YOUR TASK - Each entry below must be repeated exactly, with pictures left out.

━━━━━ DATA PROVIDED ━━━━━

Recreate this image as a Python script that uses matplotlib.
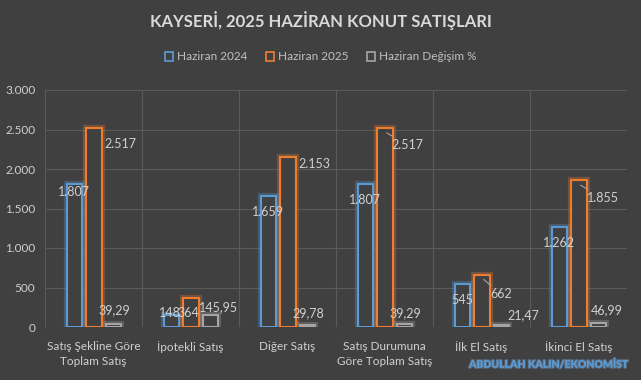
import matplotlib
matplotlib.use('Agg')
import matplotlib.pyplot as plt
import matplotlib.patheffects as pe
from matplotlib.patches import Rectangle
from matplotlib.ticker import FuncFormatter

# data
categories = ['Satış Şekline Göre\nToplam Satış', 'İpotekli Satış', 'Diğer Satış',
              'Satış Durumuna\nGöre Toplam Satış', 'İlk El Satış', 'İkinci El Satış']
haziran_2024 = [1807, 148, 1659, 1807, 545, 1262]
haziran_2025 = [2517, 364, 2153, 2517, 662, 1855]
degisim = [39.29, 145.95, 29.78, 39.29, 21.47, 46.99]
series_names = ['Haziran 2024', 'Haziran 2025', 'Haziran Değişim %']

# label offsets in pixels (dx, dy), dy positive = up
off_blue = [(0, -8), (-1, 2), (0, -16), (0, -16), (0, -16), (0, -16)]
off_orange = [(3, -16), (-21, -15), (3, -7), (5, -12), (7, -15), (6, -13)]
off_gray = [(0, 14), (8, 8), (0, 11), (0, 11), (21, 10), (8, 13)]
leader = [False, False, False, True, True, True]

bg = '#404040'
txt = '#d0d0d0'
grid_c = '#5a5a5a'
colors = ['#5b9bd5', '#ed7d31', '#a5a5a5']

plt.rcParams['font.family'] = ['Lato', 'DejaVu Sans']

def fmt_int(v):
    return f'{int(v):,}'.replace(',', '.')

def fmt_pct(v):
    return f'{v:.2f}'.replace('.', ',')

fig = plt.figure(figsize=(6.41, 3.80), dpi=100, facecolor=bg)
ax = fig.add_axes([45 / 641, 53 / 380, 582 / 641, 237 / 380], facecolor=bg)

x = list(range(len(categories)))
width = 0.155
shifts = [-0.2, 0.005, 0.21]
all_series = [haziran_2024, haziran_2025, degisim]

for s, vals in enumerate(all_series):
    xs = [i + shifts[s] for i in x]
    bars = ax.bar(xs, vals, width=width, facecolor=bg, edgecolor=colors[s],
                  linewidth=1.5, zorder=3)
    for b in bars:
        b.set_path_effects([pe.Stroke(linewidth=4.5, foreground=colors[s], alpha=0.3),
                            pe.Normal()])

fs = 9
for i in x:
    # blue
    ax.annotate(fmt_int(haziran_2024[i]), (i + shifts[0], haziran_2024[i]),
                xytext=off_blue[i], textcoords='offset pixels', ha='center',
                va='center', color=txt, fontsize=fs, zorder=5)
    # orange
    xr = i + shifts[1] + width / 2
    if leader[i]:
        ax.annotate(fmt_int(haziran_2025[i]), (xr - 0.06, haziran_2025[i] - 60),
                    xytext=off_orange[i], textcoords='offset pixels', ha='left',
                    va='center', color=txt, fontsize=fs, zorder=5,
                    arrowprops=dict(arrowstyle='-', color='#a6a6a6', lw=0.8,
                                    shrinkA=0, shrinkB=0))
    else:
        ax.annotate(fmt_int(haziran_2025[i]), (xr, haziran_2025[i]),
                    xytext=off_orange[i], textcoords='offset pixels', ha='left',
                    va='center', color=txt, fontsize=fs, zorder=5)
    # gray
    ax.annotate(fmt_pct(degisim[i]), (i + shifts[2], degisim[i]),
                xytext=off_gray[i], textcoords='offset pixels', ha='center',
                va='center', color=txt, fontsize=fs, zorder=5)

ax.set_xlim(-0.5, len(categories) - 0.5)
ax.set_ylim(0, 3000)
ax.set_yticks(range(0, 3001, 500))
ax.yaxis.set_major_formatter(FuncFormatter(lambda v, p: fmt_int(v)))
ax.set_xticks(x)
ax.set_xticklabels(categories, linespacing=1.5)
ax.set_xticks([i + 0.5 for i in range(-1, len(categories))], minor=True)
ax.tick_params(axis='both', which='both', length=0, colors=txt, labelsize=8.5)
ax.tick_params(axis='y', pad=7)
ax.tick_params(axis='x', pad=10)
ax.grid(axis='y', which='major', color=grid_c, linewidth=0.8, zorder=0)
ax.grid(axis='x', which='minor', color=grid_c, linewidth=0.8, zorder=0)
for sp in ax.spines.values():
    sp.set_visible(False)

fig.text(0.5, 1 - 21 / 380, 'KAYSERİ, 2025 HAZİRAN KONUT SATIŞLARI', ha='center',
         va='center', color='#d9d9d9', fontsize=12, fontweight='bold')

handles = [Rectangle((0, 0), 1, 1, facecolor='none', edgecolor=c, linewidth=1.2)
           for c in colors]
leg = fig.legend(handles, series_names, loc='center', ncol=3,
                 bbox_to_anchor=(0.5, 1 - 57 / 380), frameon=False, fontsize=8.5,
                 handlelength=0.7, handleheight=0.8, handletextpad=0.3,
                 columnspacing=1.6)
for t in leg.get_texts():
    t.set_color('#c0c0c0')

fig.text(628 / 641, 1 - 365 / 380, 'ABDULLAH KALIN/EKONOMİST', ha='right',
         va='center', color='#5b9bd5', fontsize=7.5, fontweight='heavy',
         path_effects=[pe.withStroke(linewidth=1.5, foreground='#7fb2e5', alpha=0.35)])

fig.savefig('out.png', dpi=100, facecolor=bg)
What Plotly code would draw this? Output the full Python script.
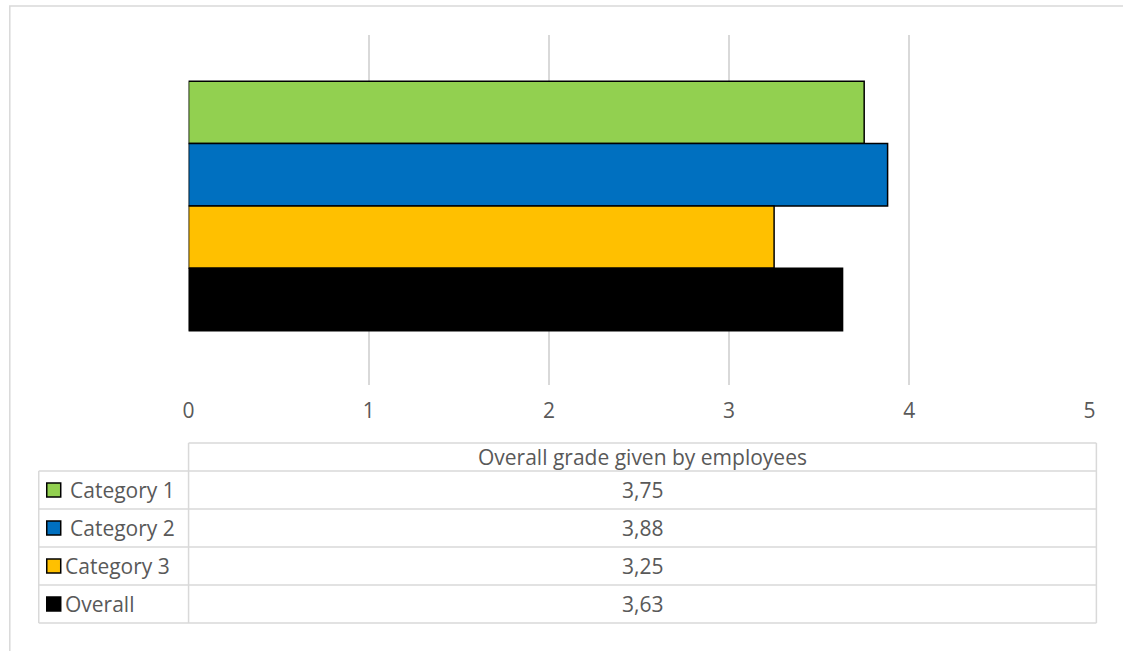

━━━━━

RESPONSE FOR THIS EXERCISE -
Recreate this image as a Python script that uses matplotlib.
import matplotlib
matplotlib.use('Agg')
import matplotlib.pyplot as plt
import matplotlib.patheffects as pe
from matplotlib.patches import Rectangle
from matplotlib.ticker import FuncFormatter

# data
categories = ['Satış Şekline Göre\nToplam Satış', 'İpotekli Satış', 'Diğer Satış',
              'Satış Durumuna\nGöre Toplam Satış', 'İlk El Satış', 'İkinci El Satış']
haziran_2024 = [1807, 148, 1659, 1807, 545, 1262]
haziran_2025 = [2517, 364, 2153, 2517, 662, 1855]
degisim = [39.29, 145.95, 29.78, 39.29, 21.47, 46.99]
series_names = ['Haziran 2024', 'Haziran 2025', 'Haziran Değişim %']

# label offsets in pixels (dx, dy), dy positive = up
off_blue = [(0, -8), (-1, 2), (0, -16), (0, -16), (0, -16), (0, -16)]
off_orange = [(3, -16), (-21, -15), (3, -7), (5, -12), (7, -15), (6, -13)]
off_gray = [(0, 14), (8, 8), (0, 11), (0, 11), (21, 10), (8, 13)]
leader = [False, False, False, True, True, True]

bg = '#404040'
txt = '#d0d0d0'
grid_c = '#5a5a5a'
colors = ['#5b9bd5', '#ed7d31', '#a5a5a5']

plt.rcParams['font.family'] = ['Lato', 'DejaVu Sans']

def fmt_int(v):
    return f'{int(v):,}'.replace(',', '.')

def fmt_pct(v):
    return f'{v:.2f}'.replace('.', ',')

fig = plt.figure(figsize=(6.41, 3.80), dpi=100, facecolor=bg)
ax = fig.add_axes([45 / 641, 53 / 380, 582 / 641, 237 / 380], facecolor=bg)

x = list(range(len(categories)))
width = 0.155
shifts = [-0.2, 0.005, 0.21]
all_series = [haziran_2024, haziran_2025, degisim]

for s, vals in enumerate(all_series):
    xs = [i + shifts[s] for i in x]
    bars = ax.bar(xs, vals, width=width, facecolor=bg, edgecolor=colors[s],
                  linewidth=1.5, zorder=3)
    for b in bars:
        b.set_path_effects([pe.Stroke(linewidth=4.5, foreground=colors[s], alpha=0.3),
                            pe.Normal()])

fs = 9
for i in x:
    # blue
    ax.annotate(fmt_int(haziran_2024[i]), (i + shifts[0], haziran_2024[i]),
                xytext=off_blue[i], textcoords='offset pixels', ha='center',
                va='center', color=txt, fontsize=fs, zorder=5)
    # orange
    xr = i + shifts[1] + width / 2
    if leader[i]:
        ax.annotate(fmt_int(haziran_2025[i]), (xr - 0.06, haziran_2025[i] - 60),
                    xytext=off_orange[i], textcoords='offset pixels', ha='left',
                    va='center', color=txt, fontsize=fs, zorder=5,
                    arrowprops=dict(arrowstyle='-', color='#a6a6a6', lw=0.8,
                                    shrinkA=0, shrinkB=0))
    else:
        ax.annotate(fmt_int(haziran_2025[i]), (xr, haziran_2025[i]),
                    xytext=off_orange[i], textcoords='offset pixels', ha='left',
                    va='center', color=txt, fontsize=fs, zorder=5)
    # gray
    ax.annotate(fmt_pct(degisim[i]), (i + shifts[2], degisim[i]),
                xytext=off_gray[i], textcoords='offset pixels', ha='center',
                va='center', color=txt, fontsize=fs, zorder=5)

ax.set_xlim(-0.5, len(categories) - 0.5)
ax.set_ylim(0, 3000)
ax.set_yticks(range(0, 3001, 500))
ax.yaxis.set_major_formatter(FuncFormatter(lambda v, p: fmt_int(v)))
ax.set_xticks(x)
ax.set_xticklabels(categories, linespacing=1.5)
ax.set_xticks([i + 0.5 for i in range(-1, len(categories))], minor=True)
ax.tick_params(axis='both', which='both', length=0, colors=txt, labelsize=8.5)
ax.tick_params(axis='y', pad=7)
ax.tick_params(axis='x', pad=10)
ax.grid(axis='y', which='major', color=grid_c, linewidth=0.8, zorder=0)
ax.grid(axis='x', which='minor', color=grid_c, linewidth=0.8, zorder=0)
for sp in ax.spines.values():
    sp.set_visible(False)

fig.text(0.5, 1 - 21 / 380, 'KAYSERİ, 2025 HAZİRAN KONUT SATIŞLARI', ha='center',
         va='center', color='#d9d9d9', fontsize=12, fontweight='bold')

handles = [Rectangle((0, 0), 1, 1, facecolor='none', edgecolor=c, linewidth=1.2)
           for c in colors]
leg = fig.legend(handles, series_names, loc='center', ncol=3,
                 bbox_to_anchor=(0.5, 1 - 57 / 380), frameon=False, fontsize=8.5,
                 handlelength=0.7, handleheight=0.8, handletextpad=0.3,
                 columnspacing=1.6)
for t in leg.get_texts():
    t.set_color('#c0c0c0')

fig.text(628 / 641, 1 - 365 / 380, 'ABDULLAH KALIN/EKONOMİST', ha='right',
         va='center', color='#5b9bd5', fontsize=7.5, fontweight='heavy',
         path_effects=[pe.withStroke(linewidth=1.5, foreground='#7fb2e5', alpha=0.35)])

fig.savefig('out.png', dpi=100, facecolor=bg)
What Plotly code would draw this? Output the full Python script.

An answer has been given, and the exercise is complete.